The science of time machines can definitely be confusing, and even more confusing when quantum mechanics is thrown in the mix to someone like me, who is a non-science major. However, another interesting topic that Kip Thorne brought up was the matricide paradox. For example, if someone uses a time machine and goes back in time to kill his mother, he prevents himself from being born and from going back in time to kill his mother. This paradox highlights the issue of free will and time travelling – would you be stopped from killing your mother to ensure that you are born? In my opinion, it seems like if an extremely advanced civilization was able to manipulate wormholes to create a time machine, the concept of free will would no longer exist. Luckily, because there is no natural way for a wormhole to be created in our Universe, our concept of free will can remain in tact and the time travelling paradoxes can remain theoretical, for now.
-Lexi Zarecky, Blog 3
September 10, 2012 § Leave a comment
Although time travel has remained a popular theme for science fiction stories over the decades, every author has a different perspective of what the future holds. For instance, in H. G. Wells “The Time Machine,” the human race has bifurcated into two species in the future – one species that has become the predators who reside below ground in the dark and another that has evolved into the prey. In comparison, Robert Heinlein’s story “By His Bootstraps” portrays future humans as docile and compliant individuals who have lost their drive in life.
Heinlein’s future human race and Wells’ human prey species are similar in the fluid language individuals communicate in as well as their primitive intellect. I similarly believe that language will evolve into a simpler and universal form, but I don’t believe that the human race will become a docile species or divide into multiple species before becoming extinct in the future.
I’ve always been fascinated by what the future will be like in thousand years. I believe that if we were able to use a time machine to travel to the future, we would find an extremely intelligent and technologically advanced human race. However, it would truly surprise me if human beings remained on earth – instead, the future would be a place where humans have created habitable environments on other planets.
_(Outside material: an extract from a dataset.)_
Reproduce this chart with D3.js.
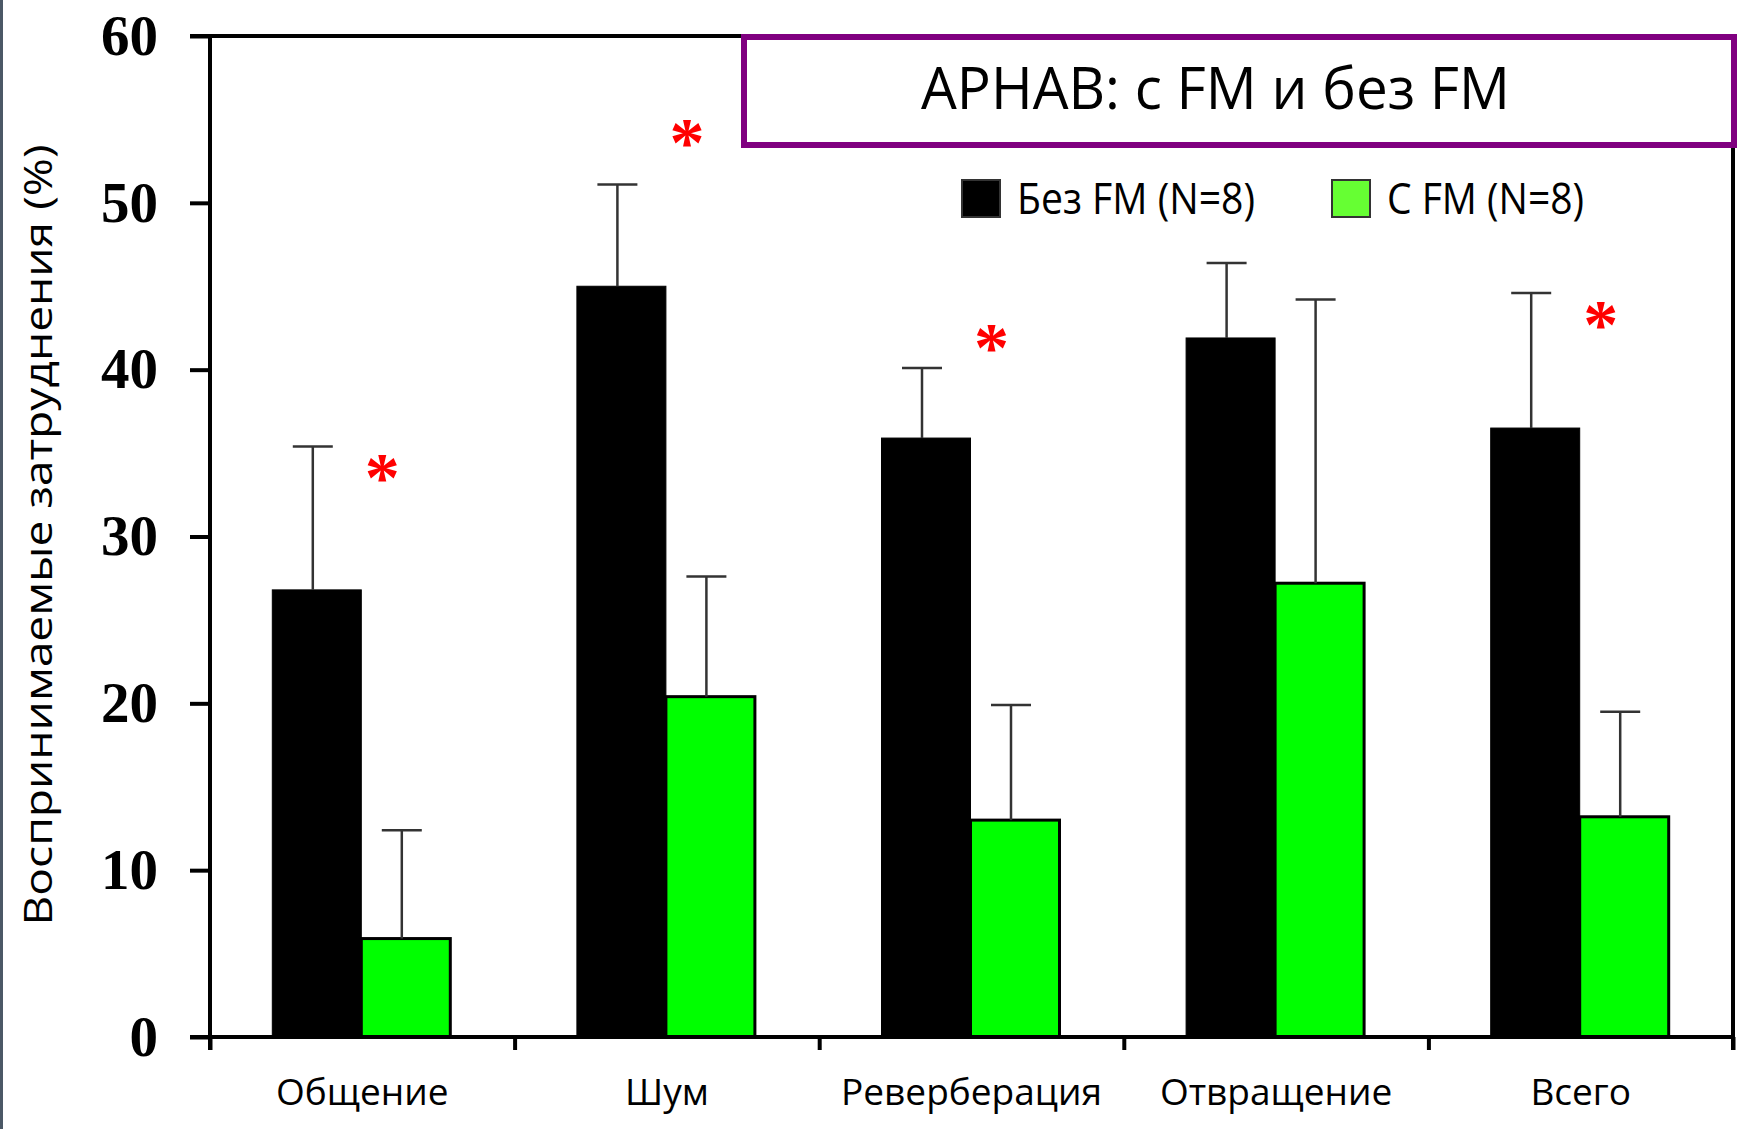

If the earth becomes uninhabitable, I think that our species’ drive and fight to survive will lead us to explore options beyond the planet we know.
It’s possible that little might be left on earth in the future and the atmosphere will completely change, such as what occurs in Wells’ “The Time Machine.” However, I believe there would be the opportunity for people to travel to various other planets or space stations, and that the human race would still exist far into the future.